What needs to be done:
Every entry must be repeated exactly. Exclude all pictures.

Task input:
◇ ◇ ◇ ◇
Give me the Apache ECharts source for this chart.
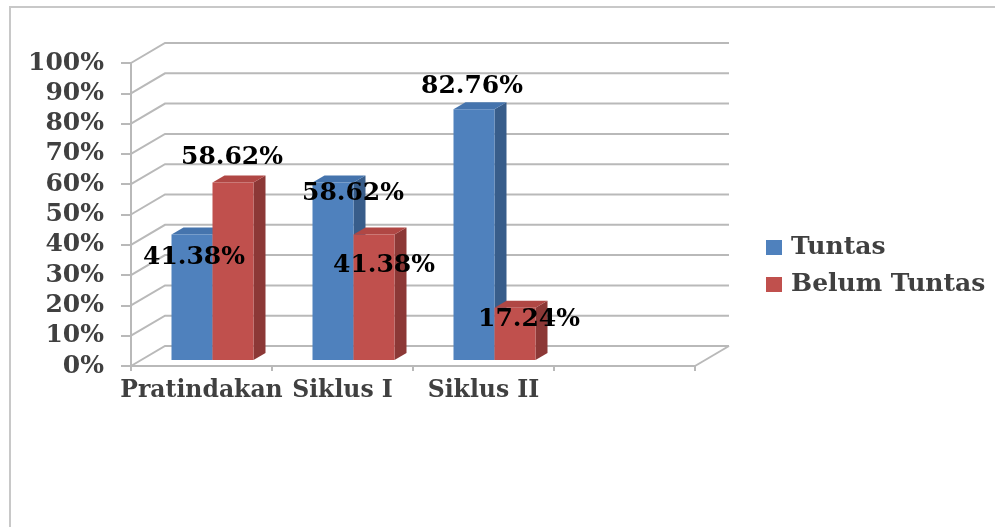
<!DOCTYPE html>
<html>
<head>
<meta charset="utf-8">
<script src="https://cdn.jsdelivr.net/npm/echarts@6/dist/echarts.min.js"></script>
<style>
  html, body { margin: 0; padding: 0; background: #fff; }
  #chart { width: 995px; height: 527px; }
</style>
</head>
<body>
<div id="chart"></div>
<script>
// values
const categories = ['Pratindakan', 'Siklus I', 'Siklus II', ''];
const tuntas = [41.38, 58.62, 82.76, null];
const belumTuntas = [58.62, 41.38, 17.24, null];
const yTicks = [0, 10, 20, 30, 40, 50, 60, 70, 80, 90, 100];

// label nudges (px from front-top centre of each bar), excel put them all over the place
const tuntasLabelShift = [[2, 23], [20, 11], [-2, -23]];
const belumLabelShift = [[-1, -25], [10, 31], [14, 12]];

// fake 3d
const WALL = [34, -20];   // front plane -> back wall
const OFF = [11, -6];     // where bar front faces sit
const DEPTH = [12, -7];   // bar thickness
const BAR_FRAC = 41 / 141;

const GRID_LINE = '#b9b9b9';
const FONT = '"DejaVu Serif", "Liberation Serif", serif';

const chart = echarts.init(document.getElementById('chart'));

function toData(arr) {
  const out = [];
  arr.forEach((v, i) => { if (v != null) out.push([i, v]); });
  return out;
}

function barRenderer(side, colors, shifts) {
  return function (params, api) {
    const cat = api.value(0);
    const val = api.value(1);
    const w = api.size([1, 0])[0] * BAR_FRAC;
    const top = api.coord([cat, val]);
    const bot = api.coord([cat, 0]);
    const x0 = top[0] + (side === 0 ? -w : 0) + OFF[0];
    const x1 = x0 + w;
    const yt = top[1] + OFF[1];
    const yb = bot[1] + OFF[1];
    const sh = shifts[params.dataIndex];
    return {
      type: 'group',
      children: [
        {
          type: 'polygon',
          shape: { points: [[x1, yt], [x1 + DEPTH[0], yt + DEPTH[1]], [x1 + DEPTH[0], yb + DEPTH[1]], [x1, yb]] },
          style: { fill: colors[2] }
        },
        {
          type: 'polygon',
          shape: { points: [[x0, yt], [x1, yt], [x1 + DEPTH[0], yt + DEPTH[1]], [x0 + DEPTH[0], yt + DEPTH[1]]] },
          style: { fill: colors[1] }
        },
        {
          type: 'rect',
          shape: { x: x0, y: yt, width: w, height: yb - yt },
          style: { fill: colors[0] }
        },
        {
          type: 'text',
          z2: 100,
          style: {
            text: val.toFixed(2) + '%',
            x: (x0 + x1) / 2 + sh[0],
            y: yt + sh[1],
            align: 'center',
            verticalAlign: 'middle',
            font: 'bold 25px ' + FONT,
            fill: '#000'
          }
        }
      ]
    };
  };
}

function frameRenderer(params, api) {
  const v = api.value(1);
  const half = api.size([1, 0])[0] / 2;
  const p = api.coord([0, v]);
  const left = p[0] - half;
  const y = p[1];
  const right = api.coord([categories.length - 1, v])[0] + half;
  const children = [{
    type: 'polyline',
    shape: { points: [[left, y], [left + WALL[0], y + WALL[1]], [right + WALL[0], y + WALL[1]]] },
    style: { stroke: GRID_LINE, lineWidth: 2, fill: null }
  }];
  if (v === 0) {
    children.push({
      type: 'line',
      shape: { x1: right, y1: y, x2: right + WALL[0], y2: y + WALL[1] },
      style: { stroke: GRID_LINE, lineWidth: 2 }
    });
  }
  return { type: 'group', children: children };
}

const option = {
  animation: false,
  backgroundColor: '#fff',
  graphic: [{
    type: 'rect',
    shape: { x: 10, y: 7, width: 1200, height: 800 },
    style: { fill: null, stroke: '#c8c8c8', lineWidth: 2 }
  }],
  legend: {
    data: ['Tuntas', 'Belum Tuntas'],
    orient: 'vertical',
    left: 761,
    top: 230,
    icon: 'rect',
    itemWidth: 16,
    itemHeight: 15,
    itemGap: 12,
    textStyle: { fontFamily: FONT, fontWeight: 'bold', fontSize: 25, color: '#404040', padding: [0, 0, 0, 4] }
  },
  grid: { left: 131, top: 63, width: 564, height: 303 },
  xAxis: {
    type: 'category',
    data: categories,
    axisLine: { lineStyle: { color: GRID_LINE, width: 2 } },
    axisTick: { show: true, length: 5, lineStyle: { color: GRID_LINE, width: 2 } },
    axisLabel: { interval: 0, hideOverlap: false, margin: 13, fontFamily: FONT, fontWeight: 'bold', fontSize: 23.5, color: '#404040' },
    splitLine: { show: false }
  },
  yAxis: {
    type: 'value',
    min: 0,
    max: 100,
    interval: 10,
    axisLine: { show: true, lineStyle: { color: GRID_LINE, width: 2 } },
    axisTick: { show: true, length: 10, lineStyle: { color: GRID_LINE, width: 2 } },
    axisLabel: { formatter: '{value}%', margin: 27, fontFamily: FONT, fontWeight: 'bold', fontSize: 25, color: '#404040' },
    splitLine: { show: false }
  },
  series: [
    {
      type: 'custom',
      silent: true,
      z: 1,
      renderItem: frameRenderer,
      data: yTicks.map(t => [0, t])
    },
    {
      name: 'Tuntas',
      type: 'custom',
      itemStyle: { color: '#4f81bd' },
      renderItem: barRenderer(0, ['#4f81bd', '#4574ad', '#385d8a'], tuntasLabelShift),
      data: toData(tuntas)
    },
    {
      name: 'Belum Tuntas',
      type: 'custom',
      itemStyle: { color: '#c0504d' },
      renderItem: barRenderer(1, ['#c0504d', '#b04744', '#8c3836'], belumLabelShift),
      data: toData(belumTuntas)
    }
  ]
};

chart.setOption(option);
</script>
</body>
</html>
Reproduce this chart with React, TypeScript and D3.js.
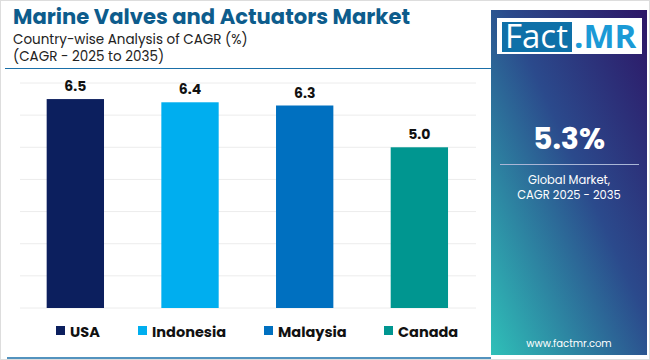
◇ ◇ ◇ ◇
Written solution:
Give me the Apache ECharts source for this chart.
<!DOCTYPE html>
<html>
<head>
<meta charset="utf-8">
<script src="https://cdn.jsdelivr.net/npm/echarts@6/dist/echarts.min.js"></script>
<style>
  html, body { margin: 0; padding: 0; background: #fff; }
  #chart { width: 995px; height: 527px; }
</style>
</head>
<body>
<div id="chart"></div>
<script>
// values
const categories = ['Pratindakan', 'Siklus I', 'Siklus II', ''];
const tuntas = [41.38, 58.62, 82.76, null];
const belumTuntas = [58.62, 41.38, 17.24, null];
const yTicks = [0, 10, 20, 30, 40, 50, 60, 70, 80, 90, 100];

// label nudges (px from front-top centre of each bar), excel put them all over the place
const tuntasLabelShift = [[2, 23], [20, 11], [-2, -23]];
const belumLabelShift = [[-1, -25], [10, 31], [14, 12]];

// fake 3d
const WALL = [34, -20];   // front plane -> back wall
const OFF = [11, -6];     // where bar front faces sit
const DEPTH = [12, -7];   // bar thickness
const BAR_FRAC = 41 / 141;

const GRID_LINE = '#b9b9b9';
const FONT = '"DejaVu Serif", "Liberation Serif", serif';

const chart = echarts.init(document.getElementById('chart'));

function toData(arr) {
  const out = [];
  arr.forEach((v, i) => { if (v != null) out.push([i, v]); });
  return out;
}

function barRenderer(side, colors, shifts) {
  return function (params, api) {
    const cat = api.value(0);
    const val = api.value(1);
    const w = api.size([1, 0])[0] * BAR_FRAC;
    const top = api.coord([cat, val]);
    const bot = api.coord([cat, 0]);
    const x0 = top[0] + (side === 0 ? -w : 0) + OFF[0];
    const x1 = x0 + w;
    const yt = top[1] + OFF[1];
    const yb = bot[1] + OFF[1];
    const sh = shifts[params.dataIndex];
    return {
      type: 'group',
      children: [
        {
          type: 'polygon',
          shape: { points: [[x1, yt], [x1 + DEPTH[0], yt + DEPTH[1]], [x1 + DEPTH[0], yb + DEPTH[1]], [x1, yb]] },
          style: { fill: colors[2] }
        },
        {
          type: 'polygon',
          shape: { points: [[x0, yt], [x1, yt], [x1 + DEPTH[0], yt + DEPTH[1]], [x0 + DEPTH[0], yt + DEPTH[1]]] },
          style: { fill: colors[1] }
        },
        {
          type: 'rect',
          shape: { x: x0, y: yt, width: w, height: yb - yt },
          style: { fill: colors[0] }
        },
        {
          type: 'text',
          z2: 100,
          style: {
            text: val.toFixed(2) + '%',
            x: (x0 + x1) / 2 + sh[0],
            y: yt + sh[1],
            align: 'center',
            verticalAlign: 'middle',
            font: 'bold 25px ' + FONT,
            fill: '#000'
          }
        }
      ]
    };
  };
}

function frameRenderer(params, api) {
  const v = api.value(1);
  const half = api.size([1, 0])[0] / 2;
  const p = api.coord([0, v]);
  const left = p[0] - half;
  const y = p[1];
  const right = api.coord([categories.length - 1, v])[0] + half;
  const children = [{
    type: 'polyline',
    shape: { points: [[left, y], [left + WALL[0], y + WALL[1]], [right + WALL[0], y + WALL[1]]] },
    style: { stroke: GRID_LINE, lineWidth: 2, fill: null }
  }];
  if (v === 0) {
    children.push({
      type: 'line',
      shape: { x1: right, y1: y, x2: right + WALL[0], y2: y + WALL[1] },
      style: { stroke: GRID_LINE, lineWidth: 2 }
    });
  }
  return { type: 'group', children: children };
}

const option = {
  animation: false,
  backgroundColor: '#fff',
  graphic: [{
    type: 'rect',
    shape: { x: 10, y: 7, width: 1200, height: 800 },
    style: { fill: null, stroke: '#c8c8c8', lineWidth: 2 }
  }],
  legend: {
    data: ['Tuntas', 'Belum Tuntas'],
    orient: 'vertical',
    left: 761,
    top: 230,
    icon: 'rect',
    itemWidth: 16,
    itemHeight: 15,
    itemGap: 12,
    textStyle: { fontFamily: FONT, fontWeight: 'bold', fontSize: 25, color: '#404040', padding: [0, 0, 0, 4] }
  },
  grid: { left: 131, top: 63, width: 564, height: 303 },
  xAxis: {
    type: 'category',
    data: categories,
    axisLine: { lineStyle: { color: GRID_LINE, width: 2 } },
    axisTick: { show: true, length: 5, lineStyle: { color: GRID_LINE, width: 2 } },
    axisLabel: { interval: 0, hideOverlap: false, margin: 13, fontFamily: FONT, fontWeight: 'bold', fontSize: 23.5, color: '#404040' },
    splitLine: { show: false }
  },
  yAxis: {
    type: 'value',
    min: 0,
    max: 100,
    interval: 10,
    axisLine: { show: true, lineStyle: { color: GRID_LINE, width: 2 } },
    axisTick: { show: true, length: 10, lineStyle: { color: GRID_LINE, width: 2 } },
    axisLabel: { formatter: '{value}%', margin: 27, fontFamily: FONT, fontWeight: 'bold', fontSize: 25, color: '#404040' },
    splitLine: { show: false }
  },
  series: [
    {
      type: 'custom',
      silent: true,
      z: 1,
      renderItem: frameRenderer,
      data: yTicks.map(t => [0, t])
    },
    {
      name: 'Tuntas',
      type: 'custom',
      itemStyle: { color: '#4f81bd' },
      renderItem: barRenderer(0, ['#4f81bd', '#4574ad', '#385d8a'], tuntasLabelShift),
      data: toData(tuntas)
    },
    {
      name: 'Belum Tuntas',
      type: 'custom',
      itemStyle: { color: '#c0504d' },
      renderItem: barRenderer(1, ['#c0504d', '#b04744', '#8c3836'], belumLabelShift),
      data: toData(belumTuntas)
    }
  ]
};

chart.setOption(option);
</script>
</body>
</html>
Reproduce this chart with React, TypeScript and D3.js.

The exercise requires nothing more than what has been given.